**TASK PROMPT:**
In the entries below, print exactly the lines from the first through the one with "tickss = [ticks1, ticks2]", both included, and none of the pictures.
[Start of SOURCE MATERIAL]
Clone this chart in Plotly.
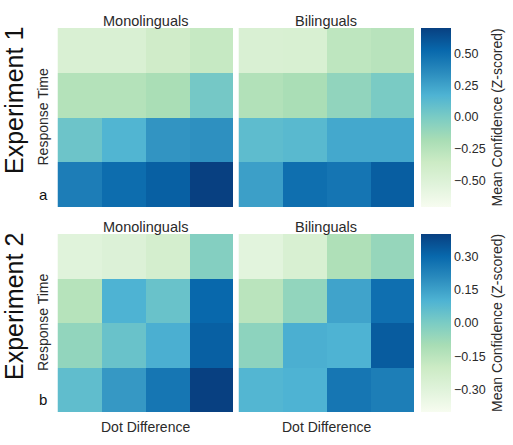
import plotly.graph_objects as go

W, H = 513, 445

dot_diff = ["D1", "D2", "D3", "D4"]
resp_time = ["R1", "R2", "R3", "R4"]  # top -> bottom

exp1_mono = [
    [-0.47, -0.47, -0.39, -0.33],
    [-0.24, -0.24, -0.19, 0.02],
    [0.05, 0.16, 0.31, 0.33],
    [0.42, 0.50, 0.56, 0.70],
]
exp1_bili = [
    [-0.47, -0.46, -0.29, -0.26],
    [-0.23, -0.19, -0.09, 0.00],
    [0.11, 0.13, 0.22, 0.22],
    [0.26, 0.49, 0.46, 0.57],
]
exp2_mono = [
    [-0.30, -0.28, -0.24, -0.02],
    [-0.14, 0.10, 0.04, 0.30],
    [-0.05, 0.04, 0.11, 0.32],
    [0.06, 0.17, 0.26, 0.40],
]
exp2_bili = [
    [-0.31, -0.26, -0.12, -0.06],
    [-0.15, -0.05, 0.14, 0.28],
    [-0.04, 0.11, 0.10, 0.33],
    [0.09, 0.10, 0.26, 0.24],
]

range1 = (-0.71, 0.70)
range2 = (-0.40, 0.40)
ticks1 = [-0.50, -0.25, 0.00, 0.25, 0.50]
ticks2 = [-0.30, -0.15, 0.00, 0.15, 0.30]
panel_titles = ["Monolinguals", "Bilinguals"]
exp_titles = ["Experiment 1", "Experiment 2"]
panel_letters = ["a", "b"]
cbar_title = "Mean Confidence (Z-scored)"
ylab = "Response Time"
xlab = "Dot Difference"

FONT = "Liberation Sans, Arial, sans-serif"
TXT = "#2a2a2a"

def px_x(p):
    return p / W

def px_y(p):
    return 1 - p / H

# pixel geometry
cols = [(57.5, 233), (238.5, 414)]
rows = [(28, 207), (234, 412)]
cb_x = 421

def fmt(v):
    s = f"{abs(v):.2f}"
    return ("\u2212" + s) if v < 0 else s

fig = go.Figure()
data = [[exp1_mono, exp1_bili], [exp2_mono, exp2_bili]]
ranges = [range1, range2]
tickss = [ticks1, ticks2]

ax = 0
for r in range(2):
    for c in range(2):
        ax += 1
        sfx = "" if ax == 1 else str(ax)
        show = c == 1
        tr = go.Heatmap(
            z=data[r][c], x=dot_diff, y=resp_time,
            colorscale="GnBu", zmin=ranges[r][0], zmax=ranges[r][1],
            xaxis="x" + sfx, yaxis="y" + sfx,
            showscale=show, hoverinfo="skip",
        )
        if show:
            ycen = 1 - (rows[r][0] + rows[r][1]) / 2 / H
            tr.colorbar = dict(
                x=px_x(cb_x), xanchor="left", xpad=0, ypad=0,
                y=ycen, yanchor="middle",
                len=rows[r][1] - rows[r][0], lenmode="pixels",
                thickness=30, thicknessmode="pixels",
                outlinewidth=0, ticks="", ticklen=0,
                tickvals=tickss[r], ticktext=[fmt(v) for v in tickss[r]],
                tickfont=dict(family=FONT, size=12.5, color=TXT),
            )
        fig.add_trace(tr)
        fig.layout["xaxis" + sfx] = dict(
            domain=[px_x(cols[c][0]), px_x(cols[c][1])],
            anchor="y" + sfx, showticklabels=False, showgrid=False,
            zeroline=False, ticks="", fixedrange=True,
        )
        fig.layout["yaxis" + sfx] = dict(
            domain=[px_y(rows[r][1]), px_y(rows[r][0])],
            anchor="x" + sfx, showticklabels=False, showgrid=False,
            zeroline=False, ticks="", autorange="reversed",
        )

ann = []
def add(text, x, y, size, angle=0, color=TXT):
    ann.append(dict(text=text, x=px_x(x), y=px_y(y), xref="paper", yref="paper",
                    xanchor="center", yanchor="middle", textangle=angle,
                    showarrow=False, font=dict(size=size, family=FONT, color=color)))

for r in range(2):
    top, bot = rows[r]
    for c in range(2):
        xc = (cols[c][0] + cols[c][1]) / 2
        add(panel_titles[c], xc, top - 7, 14.5)
        if r == 1:
            add(xlab, xc, 427, 14)
    add(ylab, 43, (top + bot) / 2, 14, -90)
    add(exp_titles[r], 14, top + 73, 25, -90, "#111")
    add(panel_letters[r], 43, bot - 13, 15, 0, "#111")
    add(cbar_title, 497, (top + bot) / 2, 14, -90)

fig.update_layout(
    width=W, height=H, margin=dict(l=0, r=0, t=0, b=0),
    paper_bgcolor="white", plot_bgcolor="white",
    annotations=ann, showlegend=False,
    font=dict(family=FONT, color=TXT),
)
fig.write_html("out.html")
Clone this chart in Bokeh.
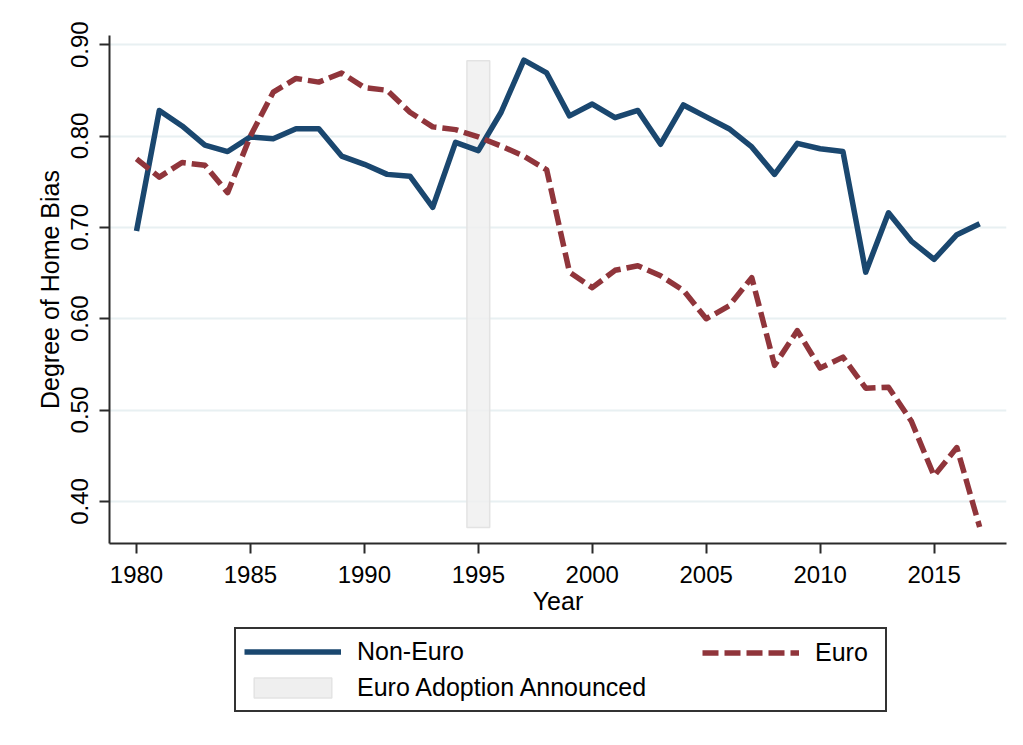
from bokeh.plotting import figure
from bokeh.layouts import column
from bokeh.models import Range1d, FixedTicker, Legend, LegendItem
from bokeh.embed import file_html
from bokeh.resources import INLINE

years = list(range(1980, 2018))
non_euro = [0.696, 0.828, 0.811, 0.790, 0.783, 0.799, 0.797, 0.808, 0.808, 0.778,
            0.769, 0.758, 0.756, 0.722, 0.793, 0.784, 0.826, 0.883, 0.869, 0.822,
            0.835, 0.820, 0.828, 0.791, 0.834, 0.821, 0.808, 0.788, 0.758, 0.792,
            0.786, 0.783, 0.651, 0.716, 0.685, 0.665, 0.692, 0.704]
euro = [0.775, 0.755, 0.771, 0.768, 0.738, 0.800, 0.848, 0.863, 0.859, 0.869,
        0.853, 0.850, 0.826, 0.810, 0.807, 0.799, 0.789, 0.778, 0.763, 0.651,
        0.634, 0.653, 0.658, 0.647, 0.631, 0.600, 0.614, 0.645, 0.549, 0.587,
        0.546, 0.558, 0.524, 0.525, 0.488, 0.428, 0.459, 0.372]
announce_start = [1994.5]
announce_end = [1995.5]
announce_low = [0.3715]
announce_high = [0.8825]
x_ticks = [1980, 1985, 1990, 1995, 2000, 2005, 2010, 2015]
y_ticks = [0.40, 0.50, 0.60, 0.70, 0.80, 0.90]
y_tick_labels = ["0.40", "0.50", "0.60", "0.70", "0.80", "0.90"]
series_names = ["Non-Euro", "Euro", "Euro Adoption Announced"]

FONT = "Liberation Sans"
NAVY = "#1a476f"
MAROON = "#90353b"
SHADE_FILL = "#efefef"
SHADE_LINE = "#e3e3e3"

p = figure(width=1015, height=620, output_backend="svg", toolbar_location=None,
           x_range=Range1d(1978.815, 2018.178), y_range=Range1d(0.354, 0.91),
           min_border_left=109, min_border_right=9, min_border_top=35,
           min_border_bottom=77, background_fill_color="white",
           border_fill_color="white", outline_line_color=None)

rq = p.quad(left=announce_start, right=announce_end, bottom=announce_low, top=announce_high,
            fill_color=SHADE_FILL, fill_alpha=0.8, line_color=SHADE_LINE, line_width=1.5)
r1 = p.line(years, non_euro, line_color=NAVY, line_width=5.5, line_join="round")
r2 = p.line(years, euro, line_color=MAROON, line_width=5.5, line_dash="16 6", line_join="round")

p.xgrid.visible = False
p.ygrid.grid_line_color = "#e8f0f2"
p.ygrid.grid_line_width = 2
p.ygrid.ticker = FixedTicker(ticks=y_ticks)

for ax in (p.xaxis[0], p.yaxis[0]):
    ax.axis_line_color = "#2a2a2a"
    ax.axis_line_width = 2
    ax.major_tick_line_color = "#2a2a2a"
    ax.major_tick_line_width = 2
    ax.major_tick_in = 0
    ax.major_tick_out = 10
    ax.minor_tick_line_color = None
    ax.major_label_text_font = FONT
    ax.major_label_text_font_size = "24px"
    ax.major_label_text_color = "black"
    ax.axis_label_text_font = FONT
    ax.axis_label_text_font_size = "25px"
    ax.axis_label_text_font_style = "normal"
    ax.axis_label_text_color = "black"

p.xaxis.ticker = FixedTicker(ticks=x_ticks)
p.xaxis.axis_label = "Year"
p.xaxis.major_label_standoff = 12
p.xaxis.axis_label_standoff = 1

p.yaxis.ticker = FixedTicker(ticks=y_ticks)
p.yaxis.major_label_overrides = {t: s for t, s in zip(y_ticks, y_tick_labels)}
p.yaxis.major_label_orientation = "vertical"
p.yaxis.axis_label = "Degree of Home Bias"
p.yaxis.major_label_standoff = 11
p.yaxis.axis_label_standoff = 5

# legend strip below the chart (its frame is aligned with the chart's frame)
LH = 125
nan = float("nan")
q = figure(width=1015, height=LH, output_backend="svg", toolbar_location=None,
           x_range=Range1d(0, 1), y_range=Range1d(0, 1),
           x_axis_type=None, y_axis_type=None,
           min_border_left=109, min_border_right=9, min_border_top=0, min_border_bottom=0,
           background_fill_color="white", border_fill_color="white", outline_line_color=None)
q.xgrid.visible = False
q.ygrid.visible = False
# legend proxies: one NaN point each, so nothing is drawn in the strip itself
k1 = q.line([nan], [nan], line_color=NAVY, line_width=5.5)
k2 = q.line([nan], [nan], line_color=MAROON, line_width=5.5, line_dash="16 6")
kq = q.quad(left=[nan], right=[nan], bottom=[nan], top=[nan], fill_color=SHADE_FILL,
            line_color=SHADE_LINE, line_width=1.5)

common = dict(label_text_font=FONT, label_text_font_size="25px", label_text_color="black",
              glyph_width=97, glyph_height=25, label_standoff=16, label_height=29,
              spacing=7, margin=0)

legend_main = Legend(items=[LegendItem(label=series_names[0], renderers=[k1]),
                            LegendItem(label=series_names[2], renderers=[kq])],
                     location=(125, 33), orientation="vertical", padding=8,
                     label_width=520, border_line_color="#333333", border_line_width=2,
                     border_line_alpha=1.0, background_fill_color="white",
                     background_fill_alpha=1.0, **common)
legend_euro = Legend(items=[LegendItem(label=series_names[1], renderers=[k2])],
                     location=(593, 78), orientation="vertical", padding=0,
                     border_line_color=None, background_fill_alpha=0.0, **common)
q.add_layout(legend_main, "center")
q.add_layout(legend_euro, "center")

layout = column(p, q, spacing=0)
open("out.html", "w").write(file_html(layout, INLINE))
[End of SOURCE MATERIAL]
**REPLY TO THE TASK:**
Clone this chart in Plotly.
import plotly.graph_objects as go

W, H = 513, 445

dot_diff = ["D1", "D2", "D3", "D4"]
resp_time = ["R1", "R2", "R3", "R4"]  # top -> bottom

exp1_mono = [
    [-0.47, -0.47, -0.39, -0.33],
    [-0.24, -0.24, -0.19, 0.02],
    [0.05, 0.16, 0.31, 0.33],
    [0.42, 0.50, 0.56, 0.70],
]
exp1_bili = [
    [-0.47, -0.46, -0.29, -0.26],
    [-0.23, -0.19, -0.09, 0.00],
    [0.11, 0.13, 0.22, 0.22],
    [0.26, 0.49, 0.46, 0.57],
]
exp2_mono = [
    [-0.30, -0.28, -0.24, -0.02],
    [-0.14, 0.10, 0.04, 0.30],
    [-0.05, 0.04, 0.11, 0.32],
    [0.06, 0.17, 0.26, 0.40],
]
exp2_bili = [
    [-0.31, -0.26, -0.12, -0.06],
    [-0.15, -0.05, 0.14, 0.28],
    [-0.04, 0.11, 0.10, 0.33],
    [0.09, 0.10, 0.26, 0.24],
]

range1 = (-0.71, 0.70)
range2 = (-0.40, 0.40)
ticks1 = [-0.50, -0.25, 0.00, 0.25, 0.50]
ticks2 = [-0.30, -0.15, 0.00, 0.15, 0.30]
panel_titles = ["Monolinguals", "Bilinguals"]
exp_titles = ["Experiment 1", "Experiment 2"]
panel_letters = ["a", "b"]
cbar_title = "Mean Confidence (Z-scored)"
ylab = "Response Time"
xlab = "Dot Difference"

FONT = "Liberation Sans, Arial, sans-serif"
TXT = "#2a2a2a"

def px_x(p):
    return p / W

def px_y(p):
    return 1 - p / H

# pixel geometry
cols = [(57.5, 233), (238.5, 414)]
rows = [(28, 207), (234, 412)]
cb_x = 421

def fmt(v):
    s = f"{abs(v):.2f}"
    return ("\u2212" + s) if v < 0 else s

fig = go.Figure()
data = [[exp1_mono, exp1_bili], [exp2_mono, exp2_bili]]
ranges = [range1, range2]
tickss = [ticks1, ticks2]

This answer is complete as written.